Which is why the job of playing Solomon in the court of public opinion has fallen on you, dear reader. Put aside your prejudices and strive for complete impartiality in deciding who is mustering the better case on an important question of right and wrong.
On one side are plaintiffs saying they won’t compromise on the well-being of their families. They’re seeking dispensation for being shortchanged on the hard work they’re performing, day in and day out. Isn’t it only right they be compensated justly, so they can feed their children and taste the American dream?
The other side counters that higher wages would eat into their profits and leave less money to be distributed among their fat cat investors, who are quick to issue pink slips these days. If labor costs get too high, restaurant executives could lose their six-figure jobs!
Then there’s the unfairness of expecting consumers to pay a buck or two more when they dine out, a necessity if the minimum wage should skyrocket. How can a burden like that be tolerated by a just society?

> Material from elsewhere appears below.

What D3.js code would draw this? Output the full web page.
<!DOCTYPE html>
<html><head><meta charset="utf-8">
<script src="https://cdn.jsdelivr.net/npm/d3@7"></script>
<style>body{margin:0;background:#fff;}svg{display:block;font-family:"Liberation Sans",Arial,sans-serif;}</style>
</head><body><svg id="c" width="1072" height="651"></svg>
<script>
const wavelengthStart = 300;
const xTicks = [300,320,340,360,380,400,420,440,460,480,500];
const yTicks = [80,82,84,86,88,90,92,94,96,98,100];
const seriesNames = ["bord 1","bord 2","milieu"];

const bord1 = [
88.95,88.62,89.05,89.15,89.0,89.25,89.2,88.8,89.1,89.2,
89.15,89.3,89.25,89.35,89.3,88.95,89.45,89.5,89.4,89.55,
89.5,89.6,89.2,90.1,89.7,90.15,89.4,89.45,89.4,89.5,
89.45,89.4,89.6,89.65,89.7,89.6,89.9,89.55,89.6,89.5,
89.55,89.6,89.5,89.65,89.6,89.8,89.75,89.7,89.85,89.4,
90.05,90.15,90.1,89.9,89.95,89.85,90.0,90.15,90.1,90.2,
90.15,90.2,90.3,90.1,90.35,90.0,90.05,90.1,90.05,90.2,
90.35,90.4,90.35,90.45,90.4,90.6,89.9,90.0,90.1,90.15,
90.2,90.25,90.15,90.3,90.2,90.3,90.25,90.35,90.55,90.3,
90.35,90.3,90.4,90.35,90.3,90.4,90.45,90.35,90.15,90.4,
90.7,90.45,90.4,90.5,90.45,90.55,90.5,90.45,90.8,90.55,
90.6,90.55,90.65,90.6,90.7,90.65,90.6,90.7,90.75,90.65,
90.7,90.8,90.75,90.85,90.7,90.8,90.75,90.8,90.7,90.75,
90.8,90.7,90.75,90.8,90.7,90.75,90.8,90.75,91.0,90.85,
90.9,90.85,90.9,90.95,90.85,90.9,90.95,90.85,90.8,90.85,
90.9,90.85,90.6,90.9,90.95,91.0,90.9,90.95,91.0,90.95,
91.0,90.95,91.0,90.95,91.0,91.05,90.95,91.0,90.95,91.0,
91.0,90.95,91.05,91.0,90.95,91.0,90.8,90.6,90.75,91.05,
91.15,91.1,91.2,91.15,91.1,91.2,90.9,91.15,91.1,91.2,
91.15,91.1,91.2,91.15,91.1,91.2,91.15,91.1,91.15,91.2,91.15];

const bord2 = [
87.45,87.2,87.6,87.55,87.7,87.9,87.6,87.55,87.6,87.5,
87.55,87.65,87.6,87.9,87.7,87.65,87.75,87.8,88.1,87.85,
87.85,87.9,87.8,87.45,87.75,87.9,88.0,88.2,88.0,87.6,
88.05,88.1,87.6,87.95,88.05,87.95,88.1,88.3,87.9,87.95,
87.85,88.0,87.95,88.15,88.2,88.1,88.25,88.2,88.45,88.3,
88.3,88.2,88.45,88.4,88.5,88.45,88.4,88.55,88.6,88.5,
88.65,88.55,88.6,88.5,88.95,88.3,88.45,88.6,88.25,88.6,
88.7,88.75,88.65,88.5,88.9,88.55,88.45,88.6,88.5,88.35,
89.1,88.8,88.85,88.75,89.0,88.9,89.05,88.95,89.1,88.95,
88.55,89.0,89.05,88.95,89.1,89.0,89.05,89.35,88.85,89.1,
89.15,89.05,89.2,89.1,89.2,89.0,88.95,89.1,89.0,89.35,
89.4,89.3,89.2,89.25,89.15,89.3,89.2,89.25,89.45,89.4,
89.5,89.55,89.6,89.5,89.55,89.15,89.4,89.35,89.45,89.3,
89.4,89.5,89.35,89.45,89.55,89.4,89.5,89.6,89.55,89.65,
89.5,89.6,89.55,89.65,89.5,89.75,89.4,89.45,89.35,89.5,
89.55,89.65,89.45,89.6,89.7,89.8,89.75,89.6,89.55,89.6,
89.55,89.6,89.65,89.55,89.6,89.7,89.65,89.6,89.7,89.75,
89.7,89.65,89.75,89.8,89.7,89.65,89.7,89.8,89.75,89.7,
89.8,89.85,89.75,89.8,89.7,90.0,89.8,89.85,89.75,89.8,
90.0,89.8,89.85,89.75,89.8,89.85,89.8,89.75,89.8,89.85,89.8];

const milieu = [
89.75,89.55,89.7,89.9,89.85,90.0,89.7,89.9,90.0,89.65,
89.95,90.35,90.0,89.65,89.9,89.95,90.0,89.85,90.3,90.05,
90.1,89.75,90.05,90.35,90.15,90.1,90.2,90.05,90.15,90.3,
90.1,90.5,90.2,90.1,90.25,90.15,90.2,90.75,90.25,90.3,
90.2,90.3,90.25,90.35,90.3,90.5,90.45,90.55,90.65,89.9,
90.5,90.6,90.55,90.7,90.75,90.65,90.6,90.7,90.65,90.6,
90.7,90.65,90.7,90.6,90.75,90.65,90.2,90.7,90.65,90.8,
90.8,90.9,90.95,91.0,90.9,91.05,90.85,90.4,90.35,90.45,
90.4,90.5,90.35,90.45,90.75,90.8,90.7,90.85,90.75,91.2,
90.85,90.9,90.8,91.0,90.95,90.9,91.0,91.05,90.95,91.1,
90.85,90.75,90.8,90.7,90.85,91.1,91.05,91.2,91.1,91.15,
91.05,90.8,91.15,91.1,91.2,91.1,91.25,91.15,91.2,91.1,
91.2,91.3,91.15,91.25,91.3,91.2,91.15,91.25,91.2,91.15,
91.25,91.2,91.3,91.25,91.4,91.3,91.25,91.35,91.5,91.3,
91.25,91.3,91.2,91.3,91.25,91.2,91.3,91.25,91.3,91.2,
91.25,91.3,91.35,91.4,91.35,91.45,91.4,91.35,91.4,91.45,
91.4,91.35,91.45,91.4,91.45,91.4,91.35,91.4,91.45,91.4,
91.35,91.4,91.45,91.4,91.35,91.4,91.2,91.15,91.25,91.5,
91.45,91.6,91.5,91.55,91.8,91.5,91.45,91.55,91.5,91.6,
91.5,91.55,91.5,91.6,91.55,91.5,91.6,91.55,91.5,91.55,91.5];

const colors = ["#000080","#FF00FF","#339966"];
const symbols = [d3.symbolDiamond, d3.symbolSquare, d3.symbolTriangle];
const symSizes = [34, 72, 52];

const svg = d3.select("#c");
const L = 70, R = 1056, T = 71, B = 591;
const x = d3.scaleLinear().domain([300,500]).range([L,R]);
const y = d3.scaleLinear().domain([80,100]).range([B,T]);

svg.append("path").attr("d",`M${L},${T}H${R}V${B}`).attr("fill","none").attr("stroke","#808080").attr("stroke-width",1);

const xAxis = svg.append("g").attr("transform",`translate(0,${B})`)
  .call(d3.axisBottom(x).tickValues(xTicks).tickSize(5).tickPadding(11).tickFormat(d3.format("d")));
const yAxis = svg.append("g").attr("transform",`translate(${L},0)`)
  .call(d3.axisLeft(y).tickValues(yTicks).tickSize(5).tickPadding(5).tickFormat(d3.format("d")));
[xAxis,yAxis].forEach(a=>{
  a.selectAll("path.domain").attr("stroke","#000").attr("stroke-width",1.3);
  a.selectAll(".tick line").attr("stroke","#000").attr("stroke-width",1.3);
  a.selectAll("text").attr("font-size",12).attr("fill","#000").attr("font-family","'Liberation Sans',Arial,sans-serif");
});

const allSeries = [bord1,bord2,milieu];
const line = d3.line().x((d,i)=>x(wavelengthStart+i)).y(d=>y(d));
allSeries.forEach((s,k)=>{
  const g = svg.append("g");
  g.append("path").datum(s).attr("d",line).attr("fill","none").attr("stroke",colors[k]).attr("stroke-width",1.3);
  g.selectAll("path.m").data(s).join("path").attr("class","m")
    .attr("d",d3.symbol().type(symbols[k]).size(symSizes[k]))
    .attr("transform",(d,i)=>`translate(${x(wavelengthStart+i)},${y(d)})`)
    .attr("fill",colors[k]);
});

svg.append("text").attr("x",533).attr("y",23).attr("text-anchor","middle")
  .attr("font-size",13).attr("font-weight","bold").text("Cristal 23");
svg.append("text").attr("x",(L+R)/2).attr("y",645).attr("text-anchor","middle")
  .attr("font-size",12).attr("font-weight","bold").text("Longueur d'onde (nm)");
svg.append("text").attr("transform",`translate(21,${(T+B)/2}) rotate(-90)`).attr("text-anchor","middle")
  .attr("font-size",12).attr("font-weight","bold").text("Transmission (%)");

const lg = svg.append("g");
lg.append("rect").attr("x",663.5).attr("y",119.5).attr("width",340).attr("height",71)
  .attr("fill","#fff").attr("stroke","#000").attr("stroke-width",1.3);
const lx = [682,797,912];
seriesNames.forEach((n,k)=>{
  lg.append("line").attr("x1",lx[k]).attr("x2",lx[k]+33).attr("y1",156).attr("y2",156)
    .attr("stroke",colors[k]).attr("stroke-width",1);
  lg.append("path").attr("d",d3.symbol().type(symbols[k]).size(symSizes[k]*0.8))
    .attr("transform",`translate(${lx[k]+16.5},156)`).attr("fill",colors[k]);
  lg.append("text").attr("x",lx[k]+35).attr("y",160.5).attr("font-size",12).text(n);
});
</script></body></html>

Clearly the restaurant industry has a language problem. When the issue of raising wages spills into public discourse, proponents talk about social injustice and lifting people out of poverty. Opponents—that’d be you—express outrage because someone is trying to pare their wealth.
Industry representatives couldn’t do a worse job of winning hearts and minds if they wore puppy-skin suits. They’re letting the argument over wage increases be framed in such a way that only Scrooge and Gordon Gekko would be conflicted. Do you side with unbridled greed, or with efforts by the less fortunate to better themselves through work?
The industry needs a vocabulary reset to explain why there’s more negative fallout to a dizzying hike in wages than pressure on employers’ margins.
At the very least, it could point to what’s happened in San Francisco, one of the jurisdictions adopting a so-called living wage. Two restaurants, Abbot’s Cellar and Luna Park, have already closed, saying they can’t afford the $12.25 an hour that becomes the mandated minimum on May 1 on the way to $15.
Will people benefitting from the hike have an opportunity to earn it?
The industry needs to stress opportunity and the apprenticeship-like nature of restaurant careers. No one bashes pro baseball for paying so little to Double A players. That’s viewed as part of the passage to multimillion-dollar dream jobs, the dues required for delayed big-time pay.
The restaurant industry can tell a similar story, spin-free. Indeed, this issue abounds in testimonials. You’ll read in our Power 20 report about multigenerational restaurant families. No doubt many of the clansmen started off with a broom in hand and rarely more than a few bucks to stuff in their pockets on payday—if they could wheedle anything from parents who’d worked for scratch on their way up. Now they’re sharing in multimillion-dollar dynasties.
The industry has to show its commitment to giving people a boost up the economic ladder, albeit in a uniquely deferred way. The debate has to be recast to stress long-term opportunity instead of short-term profits.